First off, about a year and a half ago, because he likes ice cream and he likes things that plug in, for our anniversary I gave Esteban a Cuisinart ice cream maker. It is the giver of ice cream and it also plugs in, thus one would think this would be a certainty, but his comment? ‘Because I’m not fat enough? Now you want me to scare small children?’
See, not always the sweet man you all went ‘Awwwww!’ over yesterday.
So he shoved it behind one of the computer desks and there it has sat. Until last week, when I unpacked everything and stowed the two freezer tubey things in the freezer. Last night, I made a lovely vinaigrette salad, baked salmon, orange pepper asparagus, and rice pilaf. And also some vanilla ice cream, which involved doing the most uber Food TV thing of slicing a vanilla bean in half and then scraping the little black seeds out into the perfectly good cream and whole milk. I have had three vanilla beans for a year, just waiting for the opportunity to use one of them. I finally stuck one in my sugar bowl to make my Special K taste all that much more Special, but that was pretty much exhausting my use for the beans, which look actually pretty nasty, like some kind of dried up placenta or something.
Did I mention the cream and whole milk? Yes, two cups of heavy cream and one cup of whole milk (and ‘ c sugar, if you want to make it right now, along with the vanilla bean seeds). Yes. Lots of creamy milk fat in that. So you would have thought that at some point, maybe when I was surgically removing the seeds from the pod or whisking together the milk fat with the other milk fat and sugar, that it would have occurred to me that hey, I’m pretty allergic to milk fat.
You know, I just want to point out right now that I am not lactose intolerant. When I tell people that I’m allergic to milk, they always ask if I take lactaid or something. No. Lactose Intolerance is when you cannot digest lactose.

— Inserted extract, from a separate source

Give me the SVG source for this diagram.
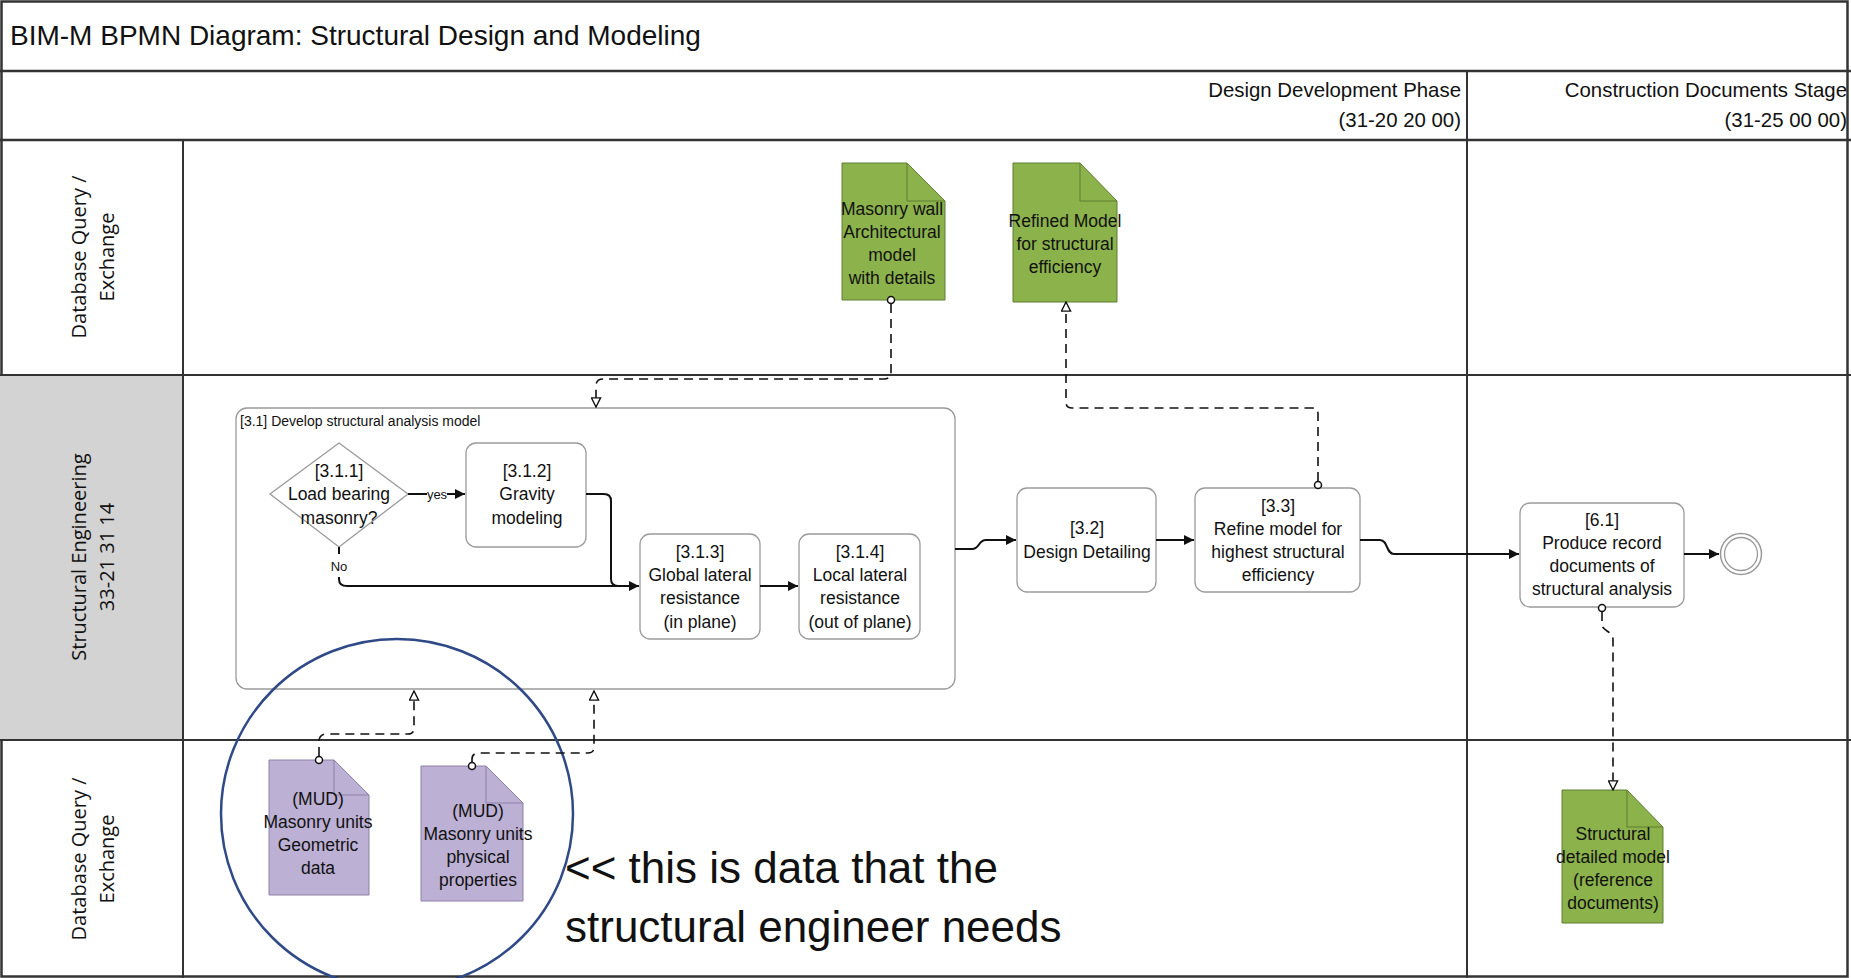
<svg xmlns="http://www.w3.org/2000/svg" width="1851" height="978" viewBox="0 0 1851 978">
<style>
.frame{fill:none;stroke:#333;stroke-width:2.5}
.lane{stroke:#333;stroke-width:2}
.t{font-family:"Liberation Sans",Arial,sans-serif;fill:#111}
.lab{font-family:"Open Sans","Liberation Sans",sans-serif;font-size:20px;fill:#111}
.node{font-family:"Liberation Sans",Arial,sans-serif;font-size:17.5px;fill:#111;text-anchor:middle}
.task{fill:#fff;stroke:#9a9a9a;stroke-width:1.3}
.green{fill:#8cb24b;stroke:#5f7f33;stroke-width:1}
.purple{fill:#bcb0d4;stroke:#8c80a8;stroke-width:1}
.flow{fill:none;stroke:#111;stroke-width:2}
.assoc{fill:none;stroke:#111;stroke-width:1.6;stroke-dasharray:9 6}
.small{font-family:"Liberation Sans",Arial,sans-serif;font-size:13px;fill:#111;text-anchor:middle}
</style>
<defs>
<marker id="arr" viewBox="0 0 10 10" refX="10" refY="5" markerWidth="10" markerHeight="10" markerUnits="userSpaceOnUse" orient="auto">
<path d="M0,0 L10,5 L0,10 z" fill="#111"/>
</marker>
<marker id="open" viewBox="0 0 12 12" refX="11" refY="6" markerWidth="11" markerHeight="11" markerUnits="userSpaceOnUse" orient="auto">
<path d="M1,1 L11,6 L1,11 z" fill="#fff" stroke="#111" stroke-width="1.5"/>
</marker>
</defs>
<rect x="0" y="0" width="1851" height="978" fill="#fff"/>
<g id="pool">
<rect x="1.5" y="1.5" width="1846" height="975" class="frame"/>
<rect x="0" y="375" width="183" height="365" fill="#d3d3d3"/>
<line x1="0" y1="71" x2="1851" y2="71" class="frame"/>
<line x1="0" y1="140" x2="1851" y2="140" class="frame"/>
<line x1="0" y1="375" x2="1851" y2="375" class="lane"/>
<line x1="0" y1="740" x2="1851" y2="740" class="lane"/>
<line x1="183" y1="140" x2="183" y2="978" class="lane"/>
<line x1="1467" y1="71" x2="1467" y2="978" class="lane"/>
<text class="t" x="10" y="45" font-size="28">BIM-M BPMN Diagram: Structural Design and Modeling</text>
<text class="t" x="1461" y="97" font-size="20.4" text-anchor="end">Design Development Phase</text>
<text class="t" x="1461" y="127" font-size="20.4" text-anchor="end">(31-20 20 00)</text>
<text class="t" x="1847" y="97" font-size="20.4" text-anchor="end">Construction Documents Stage</text>
<text class="t" x="1847" y="127" font-size="20.4" text-anchor="end">(31-25 00 00)</text>
</g>
<g id="lane-db-top">
<text class="lab" text-anchor="middle" transform="translate(0,257) rotate(-90)"><tspan x="0" y="86">Database Query /</tspan><tspan x="0" y="114">Exchange</tspan></text>
</g>
<g id="lane-struct">
<text class="lab" text-anchor="middle" transform="translate(0,557) rotate(-90)"><tspan x="0" y="86">Structural Engineering</tspan><tspan x="0" y="114">33-21 31 14</tspan></text>
</g>
<g id="lane-db-bottom">
<text class="lab" text-anchor="middle" transform="translate(0,859) rotate(-90)"><tspan x="0" y="86">Database Query /</tspan><tspan x="0" y="114">Exchange</tspan></text>
</g>

<g id="doc-masonry-wall">
<path class="green" d="M842,163 H907 L945,201 V300 H842 Z"/>
<path d="M907,163 V201 H945" fill="none" stroke="#5f7f33" stroke-width="1"/>
<text class="node"><tspan x="892" y="215">Masonry wall</tspan><tspan x="892" y="238">Architectural</tspan><tspan x="892" y="261">model</tspan><tspan x="892" y="284">with details</tspan></text>
</g>
<g id="doc-refined-model">
<path class="green" d="M1013,163 H1080 L1117,201 V302 H1013 Z"/>
<path d="M1080,163 V201 H1117" fill="none" stroke="#5f7f33" stroke-width="1"/>
<text class="node"><tspan x="1065" y="227">Refined Model</tspan><tspan x="1065" y="250">for structural</tspan><tspan x="1065" y="273">efficiency</tspan></text>
</g>

<g id="sub-3-1">
<rect class="task" x="236" y="408" width="719" height="281" rx="11"/>
<text class="t" x="240" y="426" font-size="14">[3.1]  Develop structural analysis model</text>
</g>
<g id="gw-3-1-1">
<path d="M339,443 L408,494 L339,547 L270,494 Z" fill="#fff" stroke="#9a9a9a" stroke-width="1.3"/>
<text class="node"><tspan x="339" y="477">[3.1.1]</tspan><tspan x="339" y="500">Load bearing</tspan><tspan x="339" y="524">masonry?</tspan></text>
</g>
<g id="task-3-1-2">
<rect class="task" x="466" y="443" width="120" height="104" rx="10"/>
<text class="node"><tspan x="527" y="477">[3.1.2]</tspan><tspan x="527" y="500">Gravity</tspan><tspan x="527" y="524">modeling</tspan></text>
</g>
<g id="task-3-1-3">
<rect class="task" x="640" y="534" width="120" height="105" rx="10"/>
<text class="node"><tspan x="700" y="558">[3.1.3]</tspan><tspan x="700" y="581">Global lateral</tspan><tspan x="700" y="604">resistance</tspan><tspan x="700" y="628">(in plane)</tspan></text>
</g>
<g id="task-3-1-4">
<rect class="task" x="799" y="534" width="121" height="105" rx="10"/>
<text class="node"><tspan x="860" y="558">[3.1.4]</tspan><tspan x="860" y="581">Local lateral</tspan><tspan x="860" y="604">resistance</tspan><tspan x="860" y="628">(out of plane)</tspan></text>
</g>
<g id="task-3-2">
<rect class="task" x="1017" y="488" width="139" height="104" rx="10"/>
<text class="node"><tspan x="1087" y="534">[3.2]</tspan><tspan x="1087" y="558">Design Detailing</tspan></text>
</g>
<g id="task-3-3">
<rect class="task" x="1195" y="488" width="165" height="104" rx="10"/>
<text class="node"><tspan x="1278" y="512">[3.3]</tspan><tspan x="1278" y="535">Refine model for</tspan><tspan x="1278" y="558">highest structural</tspan><tspan x="1278" y="581">efficiency</tspan></text>
</g>
<g id="task-6-1">
<rect class="task" x="1520" y="503" width="164" height="104" rx="10"/>
<text class="node"><tspan x="1602" y="526">[6.1]</tspan><tspan x="1602" y="549">Produce record</tspan><tspan x="1602" y="572">documents of</tspan><tspan x="1602" y="595">structural analysis</tspan></text>
</g>
<g id="end-event">
<circle cx="1741" cy="554" r="20.5" fill="#fff" stroke="#9a9a9a" stroke-width="1.5"/>
<circle cx="1741" cy="554" r="16.5" fill="none" stroke="#9a9a9a" stroke-width="1.3"/>
</g>

<g id="doc-mud-geometric">
<path class="purple" d="M269,760 H334 L369,795 V895 H269 Z"/>
<path d="M334,760 V795 H369" fill="none" stroke="#8c80a8" stroke-width="1"/>
<text class="node"><tspan x="318" y="805">(MUD)</tspan><tspan x="318" y="828">Masonry units</tspan><tspan x="318" y="851">Geometric</tspan><tspan x="318" y="874">data</tspan></text>
</g>
<g id="doc-mud-physical">
<path class="purple" d="M421,766 H486 L523,803 V901 H421 Z"/>
<path d="M486,766 V803 H523" fill="none" stroke="#8c80a8" stroke-width="1"/>
<text class="node"><tspan x="478" y="817">(MUD)</tspan><tspan x="478" y="840">Masonry units</tspan><tspan x="478" y="863">physical</tspan><tspan x="478" y="886">properties</tspan></text>
</g>
<g id="doc-structural-detailed">
<path class="green" d="M1562,790 H1627 L1663,827 V923 H1562 Z"/>
<path d="M1627,790 V827 H1663" fill="none" stroke="#5f7f33" stroke-width="1"/>
<text class="node"><tspan x="1613" y="840">Structural</tspan><tspan x="1613" y="863">detailed model</tspan><tspan x="1613" y="886">(reference</tspan><tspan x="1613" y="909">documents)</tspan></text>
</g>

<g id="annotation">
<ellipse cx="397" cy="814" rx="176" ry="175" fill="none" stroke="#2f4a86" stroke-width="2.5"/>
<text class="t" x="565" y="883" font-size="44">&lt;&lt; this is data that the</text>
<text class="t" x="565" y="942" font-size="44">structural engineer needs</text>
</g>

<g id="connectors">
<path class="flow" d="M408,494 H427"/>
<path class="flow" d="M447,494 H465" marker-end="url(#arr)"/>
<text class="small" x="437" y="499">yes</text>
<path class="flow" d="M586,494 H604 Q611,494 611,501 V579 Q611,586 619,586"/>
<path class="flow" d="M339,547 V554"/>
<text class="small" x="339" y="571">No</text>
<path class="flow" d="M339,577 V579 Q339,586 347,586 H639" marker-end="url(#arr)"/>
<path class="flow" d="M760,586 H798" marker-end="url(#arr)"/>
<path class="flow" d="M955,549 H972 C980,549 978,540 986,540 H1016" marker-end="url(#arr)"/>
<path class="flow" d="M1156,540 H1194" marker-end="url(#arr)"/>
<path class="flow" d="M1360,540 H1380 C1388,540 1386,554 1394,554 H1519" marker-end="url(#arr)"/>
<path class="flow" d="M1684,554 H1719" marker-end="url(#arr)"/>

<circle cx="891" cy="300" r="3.5" fill="#fff" stroke="#111" stroke-width="1.5"/>
<path class="assoc" d="M891,304 V372 Q891,379 884,379 H603 Q596,379 596,386 V407" marker-end="url(#open)"/>
<circle cx="1318" cy="485" r="3.5" fill="#fff" stroke="#111" stroke-width="1.5"/>
<path class="assoc" d="M1318,481 V414 Q1318,408 1312,408 H1072 Q1066,408 1066,402 V302" marker-end="url(#open)"/>
<circle cx="1602" cy="608" r="3.5" fill="#fff" stroke="#111" stroke-width="1.5"/>
<path class="assoc" d="M1602,612 V624 C1602,632 1613,630 1613,640 V790" marker-end="url(#open)"/>
<circle cx="319" cy="760" r="3.5" fill="#fff" stroke="#111" stroke-width="1.5"/>
<path class="assoc" d="M319,756 V742 Q319,734 327,734 H408 Q414,734 414,728 V691" marker-end="url(#open)"/>
<circle cx="472" cy="766" r="3.5" fill="#fff" stroke="#111" stroke-width="1.5"/>
<path class="assoc" d="M472,762 V759 Q472,753 479,753 H588 Q594,753 594,747 V691" marker-end="url(#open)"/>
</g>
</svg>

That always makes me want to crab a big pile of poop and smush it on their cheek, (like that one guy with the grapefruit, Jimmy Cagney? Steve McQueen? I have no idea. No, Steve McQueen was something with hardboiled eggs. And Ally Sheedy. Or something.) and yell “How about this? Are you poop intolerant too? Are you ok with the poopy?” Basically, if the stuff doesn’t close my throat in a big swollen mess or cause a big snorky asthma attack, I can digest it just fine. And I can drink skim milk pretty much without noticeable problems, but the same amount of whole milk will leave me wheezing and that much butter or cream will pretty much guarantee not only an asthma attack but a stuffy nose and a whistle in my lungs for the next several days.
So I made the ice cream and after much anticipation during the churning and the freezing process, we dug into our respective bowls. After about five spoons, I started to feel ill, but I perservered because damn it, I had scrapped a BEAN for that ice cream! And it was tasty too! All creamy and luscious and sweet and cold and snorky and snotty and can’t breathe and aw crap.
Without a word I handed the bowl to Esteban.
‘Killing you, isn’t it?’ He asked, grinning for the sudden landfall of a second bowl of ice cream.
‘Nnyah. Nucking Stunnf.’ I grumbled.
So, there goes the ice cream maker. Although I’m going to look up some recipes using Rice Dream, because I think that would be yummy. Or at least won’t kill me.
In other kitchen experimentation, we went to Joel and Cheri’s house for dinner on New Year’s Eve. Joel is an incredible cook and last year he had specifically made a zucchini soup that used no cream. It was incredible, not to mention conducive to Operation: Hottie. But since he was already encoring some of the dishes from last year’s New Year’s Eve (lamb chops in garlic and red wine sauce, lobster tails, raspberry/walnut salad), he experimented with a new soup.
Garlic soup. Made with twenty heads of garlic.
Not cloves. HEADS.
It actually made all of our eyes water. Apparently his house still reaks. The soup wasn’t bad’ it was just strong. In fact, if you can smell something right now, it’s this website. I can’t help it. I’m sorry. It’s coming out from within.
I’ll bet none of us will catch a cold for YEARS. The scary thing is that he’s planning on bringing the leftover garlic soup to the guy’s game on Sunday. And I have to sit next to Esteban for several hours on a plane roughly eight hours after that.
Pray for me, people. Pray hard.
And pray for someone to come and pack my suitcase.